The official EPA-rated range results are in for the 2019 Audi e-tron electric SUV—at least according to Audi, as they’re not yet posted by the federal agency—and they’re a fair amount lower than what was widely anticipated.
Audi of America said Thursday that the EPA rating for the 2019 e-tron will be just 204 miles. But it’s caging that announcement with some distinguishing factors that it sees as making this fully electric vehicle better in day-to-day use than vehicles with higher rated ranges.
The key to that is a “precisely developed battery” that’s engineered to only utilize 88 percent (83.6 kwh) of its 95-kwh cell capacity, according to Audi.
Earlier this week documents filed at the California Air Resource Board showed that the e-tron had achieved 277.55 miles on the Urban Dynamometer Driving Schedule test.
The UDDS, however, is just one of several tests that produce a range estimate. The Jaguar I-Pace, for instance, was rated at 354 miles on the California UDDS test cycle, and the Nissan Leaf Plus went 330 miles. The final EPA results of those two vehicles are 234 miles and 226 miles, respectively.
Audi earlier said that the e-tron would have a driving range of more than 249 miles in the WLTP test, the latest range test for Europe and other regions that now includes a wide range of speeds but still no climate-control use. The model came in at up to 259 miles in the final WLTP results, depending on wheel size.
The e-tron's rated range doesn't exactly measure up to that of the Tesla Model X, which is rated up to 295 miles. Likewise, the much smaller Hyundai Kona Electric and Kia Niro EV have 64-kwh packs and far outdo the heavier e-tron with ratings of 258 miles and 239 miles, respectively.

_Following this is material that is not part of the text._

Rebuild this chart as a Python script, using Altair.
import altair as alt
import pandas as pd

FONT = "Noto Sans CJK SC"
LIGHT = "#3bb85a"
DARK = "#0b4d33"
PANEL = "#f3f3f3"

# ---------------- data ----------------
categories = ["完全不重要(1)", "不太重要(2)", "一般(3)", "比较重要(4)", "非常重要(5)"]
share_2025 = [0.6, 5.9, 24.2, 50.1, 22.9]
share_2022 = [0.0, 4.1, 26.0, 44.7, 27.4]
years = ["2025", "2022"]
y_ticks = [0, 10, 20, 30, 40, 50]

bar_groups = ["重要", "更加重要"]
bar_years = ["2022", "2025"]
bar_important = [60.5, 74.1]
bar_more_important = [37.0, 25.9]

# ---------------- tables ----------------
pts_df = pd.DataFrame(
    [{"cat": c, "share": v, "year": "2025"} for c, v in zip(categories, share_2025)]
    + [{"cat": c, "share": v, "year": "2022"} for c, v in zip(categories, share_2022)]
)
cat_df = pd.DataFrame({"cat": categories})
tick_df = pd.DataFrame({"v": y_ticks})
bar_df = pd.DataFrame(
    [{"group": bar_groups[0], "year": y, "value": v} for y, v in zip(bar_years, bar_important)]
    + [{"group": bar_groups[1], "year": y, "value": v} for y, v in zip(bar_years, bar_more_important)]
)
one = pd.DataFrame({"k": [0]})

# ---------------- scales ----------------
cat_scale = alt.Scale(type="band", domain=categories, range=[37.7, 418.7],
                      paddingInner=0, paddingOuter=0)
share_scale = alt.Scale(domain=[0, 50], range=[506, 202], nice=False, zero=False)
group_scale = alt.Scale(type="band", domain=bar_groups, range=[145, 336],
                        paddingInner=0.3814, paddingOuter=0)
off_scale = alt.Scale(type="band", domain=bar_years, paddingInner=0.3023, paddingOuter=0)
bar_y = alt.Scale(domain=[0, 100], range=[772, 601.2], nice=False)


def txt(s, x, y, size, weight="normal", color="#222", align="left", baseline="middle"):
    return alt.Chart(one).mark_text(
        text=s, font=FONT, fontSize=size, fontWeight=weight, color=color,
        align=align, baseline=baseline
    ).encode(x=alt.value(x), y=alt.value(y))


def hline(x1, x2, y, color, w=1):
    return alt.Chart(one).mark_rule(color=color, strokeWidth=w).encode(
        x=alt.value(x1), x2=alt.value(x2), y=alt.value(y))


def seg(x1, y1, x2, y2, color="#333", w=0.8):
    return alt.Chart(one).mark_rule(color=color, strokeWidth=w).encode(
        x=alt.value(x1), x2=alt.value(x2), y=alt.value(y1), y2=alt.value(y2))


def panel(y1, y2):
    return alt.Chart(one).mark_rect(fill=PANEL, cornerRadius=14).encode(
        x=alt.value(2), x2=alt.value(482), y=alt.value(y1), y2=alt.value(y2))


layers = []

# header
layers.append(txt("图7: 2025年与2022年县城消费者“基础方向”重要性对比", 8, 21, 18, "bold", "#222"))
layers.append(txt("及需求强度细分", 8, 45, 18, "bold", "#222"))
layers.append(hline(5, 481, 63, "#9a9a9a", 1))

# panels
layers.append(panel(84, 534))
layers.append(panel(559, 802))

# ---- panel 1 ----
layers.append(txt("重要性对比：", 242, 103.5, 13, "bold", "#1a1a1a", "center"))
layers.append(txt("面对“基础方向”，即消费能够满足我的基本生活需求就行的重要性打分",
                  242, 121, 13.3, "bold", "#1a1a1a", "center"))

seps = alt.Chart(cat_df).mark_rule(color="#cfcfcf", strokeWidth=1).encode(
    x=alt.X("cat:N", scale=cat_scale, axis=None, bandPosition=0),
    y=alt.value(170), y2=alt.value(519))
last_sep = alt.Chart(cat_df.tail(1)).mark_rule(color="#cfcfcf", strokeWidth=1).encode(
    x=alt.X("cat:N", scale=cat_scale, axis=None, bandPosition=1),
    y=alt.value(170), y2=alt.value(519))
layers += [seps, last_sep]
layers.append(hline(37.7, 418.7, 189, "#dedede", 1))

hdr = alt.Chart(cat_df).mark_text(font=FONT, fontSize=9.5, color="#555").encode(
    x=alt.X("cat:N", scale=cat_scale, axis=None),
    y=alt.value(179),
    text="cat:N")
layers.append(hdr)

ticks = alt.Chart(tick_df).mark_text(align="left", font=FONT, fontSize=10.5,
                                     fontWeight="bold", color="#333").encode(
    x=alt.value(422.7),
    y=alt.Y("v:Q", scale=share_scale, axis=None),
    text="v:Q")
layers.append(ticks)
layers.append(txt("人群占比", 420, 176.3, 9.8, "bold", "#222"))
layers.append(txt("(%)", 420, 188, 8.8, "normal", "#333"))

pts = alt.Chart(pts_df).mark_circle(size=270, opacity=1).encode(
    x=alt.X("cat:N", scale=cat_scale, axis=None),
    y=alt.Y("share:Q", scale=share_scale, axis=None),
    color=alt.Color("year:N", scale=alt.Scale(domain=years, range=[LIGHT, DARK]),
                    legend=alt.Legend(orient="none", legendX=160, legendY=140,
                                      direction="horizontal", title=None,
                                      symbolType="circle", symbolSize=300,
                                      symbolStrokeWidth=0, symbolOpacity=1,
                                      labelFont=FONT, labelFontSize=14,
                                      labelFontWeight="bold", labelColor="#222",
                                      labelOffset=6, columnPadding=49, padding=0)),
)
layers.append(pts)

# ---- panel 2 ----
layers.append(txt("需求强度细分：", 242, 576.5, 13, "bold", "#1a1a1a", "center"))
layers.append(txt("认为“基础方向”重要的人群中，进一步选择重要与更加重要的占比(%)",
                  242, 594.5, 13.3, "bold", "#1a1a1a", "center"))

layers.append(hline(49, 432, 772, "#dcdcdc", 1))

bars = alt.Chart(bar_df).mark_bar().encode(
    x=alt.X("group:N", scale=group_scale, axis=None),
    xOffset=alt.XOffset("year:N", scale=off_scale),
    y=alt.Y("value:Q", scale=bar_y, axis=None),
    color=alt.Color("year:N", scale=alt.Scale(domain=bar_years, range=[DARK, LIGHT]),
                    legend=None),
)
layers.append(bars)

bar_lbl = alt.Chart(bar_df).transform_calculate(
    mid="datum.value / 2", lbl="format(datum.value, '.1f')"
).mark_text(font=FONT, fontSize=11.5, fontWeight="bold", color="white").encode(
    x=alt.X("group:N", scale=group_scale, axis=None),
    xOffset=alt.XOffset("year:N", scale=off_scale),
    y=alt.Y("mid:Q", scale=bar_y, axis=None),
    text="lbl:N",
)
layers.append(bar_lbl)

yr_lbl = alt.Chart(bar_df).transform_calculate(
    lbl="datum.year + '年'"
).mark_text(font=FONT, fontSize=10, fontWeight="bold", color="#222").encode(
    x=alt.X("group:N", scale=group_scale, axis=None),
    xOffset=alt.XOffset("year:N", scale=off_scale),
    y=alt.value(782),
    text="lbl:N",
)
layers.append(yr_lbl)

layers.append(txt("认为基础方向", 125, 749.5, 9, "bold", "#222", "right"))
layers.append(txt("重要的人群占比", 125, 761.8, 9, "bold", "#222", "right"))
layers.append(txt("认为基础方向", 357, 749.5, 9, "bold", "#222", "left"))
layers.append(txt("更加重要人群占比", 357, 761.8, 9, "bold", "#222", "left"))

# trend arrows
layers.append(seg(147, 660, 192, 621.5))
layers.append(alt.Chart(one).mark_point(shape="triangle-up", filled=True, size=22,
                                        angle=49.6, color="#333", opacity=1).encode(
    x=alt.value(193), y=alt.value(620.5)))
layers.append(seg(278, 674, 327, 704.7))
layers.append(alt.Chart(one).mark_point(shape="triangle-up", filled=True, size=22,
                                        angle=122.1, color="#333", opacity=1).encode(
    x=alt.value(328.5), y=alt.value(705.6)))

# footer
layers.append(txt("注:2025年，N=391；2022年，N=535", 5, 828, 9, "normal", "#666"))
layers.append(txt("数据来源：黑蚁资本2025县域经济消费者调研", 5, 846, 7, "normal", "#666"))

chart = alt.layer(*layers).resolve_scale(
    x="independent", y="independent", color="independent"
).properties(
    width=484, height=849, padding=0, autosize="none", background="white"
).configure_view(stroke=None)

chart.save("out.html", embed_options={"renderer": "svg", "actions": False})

2019 Audi e-tron battery pack
Audi engineers took a very focused engineering approach, with robust battery control and cooling systems, to make sure that the battery stays in its ideal thermal zone under all conditions, and that it can charge to its original range and capacity many years into the future.
At the same time, we anticipate that the e-tron is going to deliver very close to that estimated range in real-world driving. As we experienced in a first drive that had us up near and at 100 mph for much of an hour altogether, there’s not the gut-sinking range drop the moment you stop driving gently.
The e-tron has been developed to drive, behave, and feel much like the brand’s gasoline models to ease the transition to electric. In its Boost Mode it can accelerate to 60 mph in 5.5 seconds, and it can tow up to 4,000 pounds (with a towing package). A roof rail and leveling air suspension are standard features.
2019 Audi e-tron first drive - Abu Dhabi UAE, December 2018
The 2019 e-tron will also charge at a full 150 kw on CCS (Combo) DC fast charging hardware that can regain an estimated range of 54 miles in 10 minutes or 163 miles in 30 minutes.
Owners will receive 1,000 kwh of charging via the Electrify America network, which by the end of 2019 will include 500 locations in 42 states and within 17 metro areas.
The e-tron starts at $75,750, including a $950 destination fee, and will be eligible for the full $7,500 EV federal tax credit. Audi will make first U.S. deliveries of the e-tron in May, when demonstration vehicles will also arrive at dealerships.